Chuck Knoblauch, a former teammate of Clemens' with the New York Yankees, was subpoenaed to appear for a deposition or transcribed interview on Tuesday, although the committee said he has yet to be served.
Andy Pettitte, Clemens' longtime teammate and workout partner, has been asked to appear Jan. 30, with McNamee down for Feb. 7.
The fifth witness, former New York Mets clubhouse employee Kirk Radomski, originally was invited to meet with committee staff on Feb. 1, but his deposition or interview was given Thursday as ``TBD'' - to be determined.
``The committee changed the dates to accommodate the schedules of the witnesses and lawyers involved,'' panel chairman Henry Waxman, a California Democrat, said in a statement relayed by a staff member.
Lawyers for Clemens and McNamee have said their clients will appear.
Joe Householder, a spokesman for Rusty Hardin, Clemens' primary lawyer, said the pitcher's legal team would defer all comment on scheduling to the committee.
The committee is reviewing transcripts of three conversations in which McNamee participated, The New York Times reported on its Web site Thursday, citing a congressional staff person with direct knowledge of the matter who was granted anonymity because the committee work had not been made public.
According to the newspaper, the transcripts were provided by Clemens' lawyer and include a Dec. 5 telephone call with an employee of Clemens' agent, a Dec. 12 interview with investigators for Clemens' lawyer, and a Jan. 4 telephone call with Clemens.
The committee's ranking minority member, Virginia Republican Tom Davis, said in an interview with The Associated Press on Jan. 15 that the committee had in its possession a Jan. 4 telephone conversation between Clemens and McNamee, secretly recorded at the player's end and played during Clemens' news conference Jan. 7.
The congressman also said at the time the committee was working to get a recording of the conversation between McNamee and investigators who work for Clemens' law firm on Dec. 12, a day before the Mitchell Report was released.

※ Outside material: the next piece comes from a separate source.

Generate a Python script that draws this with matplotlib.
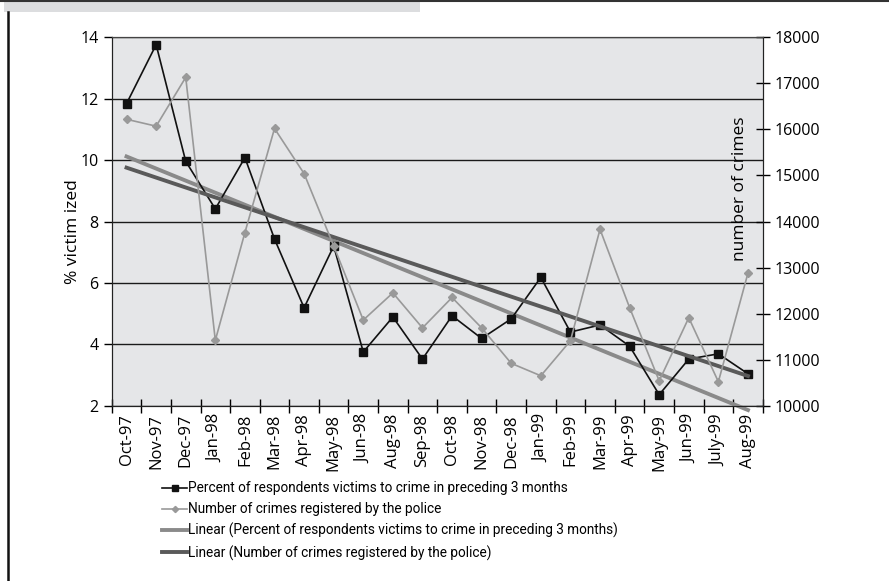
import numpy as np
import matplotlib.pyplot as plt
from matplotlib.patches import Rectangle
from matplotlib.lines import Line2D

months = ['Oct-97', 'Nov-97', 'Dec-97', 'Jan-98', 'Feb-98', 'Mar-98', 'Apr-98', 'May-98',
          'Jun-98', 'Aug-98', 'Sep-98', 'Oct-98', 'Nov-98', 'Dec-98', 'Jan-99', 'Feb-99',
          'Mar-99', 'Apr-99', 'May-99', 'Jun-99', 'July-99', 'Aug-99']
pct_victims = [11.84, 13.76, 9.96, 8.41, 10.08, 7.43, 5.19, 7.2, 3.75, 4.89, 3.52,
               4.93, 4.19, 4.83, 6.18, 4.4, 4.63, 3.94, 2.36, 3.52, 3.69, 3.04]
crimes = [16220, 16070, 17130, 11420, 13760, 16020, 15040, 13470, 11860, 12450, 11690,
          12350, 11690, 10920, 10650, 11410, 13830, 12130, 10540, 11910, 10520, 12880]

plt.rcParams['font.family'] = ['Open Sans', 'DejaVu Sans']

fig = plt.figure(figsize=(8.89, 5.81), dpi=100)

# decoration: top band + left rule
fig.add_artist(Line2D([0, 1], [0.999, 0.999], color='#333333', lw=1.5, transform=fig.transFigure))
fig.add_artist(Rectangle((0.004, 0.979), 0.468, 0.019, transform=fig.transFigure,
                         facecolor='#dcdddf', edgecolor='none'))
fig.add_artist(Line2D([0.009, 0.009], [0.0, 0.979], color='#111111', lw=1.8, transform=fig.transFigure))

ax = fig.add_axes([0.1257, 0.3017, 0.7323, 0.6341])
ax.set_facecolor('#e5e6e8')
x = np.arange(len(months))

ax.set_xlim(-0.5, len(months) - 0.5)
ax.set_ylim(2, 14)
ax.set_yticks(range(2, 15, 2))
ax.yaxis.grid(True, color='#1a1a1a', lw=1.0)
ax.set_axisbelow(True)

ax2 = ax.twinx()
ax2.set_ylim(10000, 18000)
ax2.set_yticks(range(10000, 18001, 1000))

l1, = ax.plot(x, pct_victims, color='#111111', lw=1.2, marker='s', ms=5.5, zorder=4)
l2, = ax2.plot(x, crimes, color='#999999', lw=1.2, marker='D', ms=4.5, zorder=3)

# linear trendlines
p1 = np.polyfit(x, pct_victims, 1)
p2 = np.polyfit(x, crimes, 1)
t1, = ax.plot(x, np.polyval(p1, x), color='#8a8a8a', lw=2.8, zorder=3, clip_on=False)
t2, = ax2.plot(x, np.polyval(p2, x), color='#5a5a5a', lw=2.8, zorder=2)

ax.set_xticks(x)
ax.set_xticklabels(months, rotation=90, fontsize=12)
ax.set_xticks(np.arange(-0.5, len(months)), minor=True)
ax.tick_params(axis='x', which='major', length=0, pad=6)
ax.tick_params(axis='x', which='minor', length=10, direction='inout', width=1)
ax.tick_params(axis='y', length=6, direction='out', width=1, labelsize=11.5)
ax2.tick_params(axis='y', length=10, direction='inout', width=1, labelsize=11.5)

for a in (ax, ax2):
    a.spines['top'].set_color('#444444')
    a.spines['left'].set_color('#222222')
    a.spines['right'].set_color('#222222')
    a.spines['bottom'].set_color('#222222')
ax2.patch.set_visible(False)

ax.text(-0.06, 0.474, '% victim ized', rotation=90, transform=ax.transAxes,
        ha='center', va='center', fontsize=12.5)
ax.text(0.965, 0.588, 'number of crimes', rotation=90, transform=ax.transAxes,
        ha='center', va='center', fontsize=12.5, zorder=6)

handles = [l1, l2, t1, t2]
labels = ['Percent of respondents victims to crime in preceding 3 months',
          'Number of crimes registered by the police',
          'Linear (Percent of respondents victims to crime in preceding 3 months)',
          'Linear (Number of crimes registered by the police)']
fig.legend(handles, labels, loc='upper left', bbox_to_anchor=(0.175, 0.183), frameon=False,
           handlelength=1.8, handletextpad=0.05, labelspacing=0.5, borderpad=0,
           markerscale=0.7, prop={'family': 'Roboto', 'size': 9.8})

fig.savefig('out.png', dpi=100)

In the Mitchell Report on doping in baseball, McNamee said he injected Clemens with steroids and human growth hormone, accusations the pitcher with the eighth-most wins in major league history has denied repeatedly. Pettitte acknowledged McNamee injected him twice with HGH while the left-hander was recovering from an injury.
McNamee also told Mitchell he acquired HGH from Radomski for Knoblauch in 2001 and injected Knoblauch with HGH.
Radomski pleaded guilty to distributing steroids and laundering money. His sentencing is Feb. 8.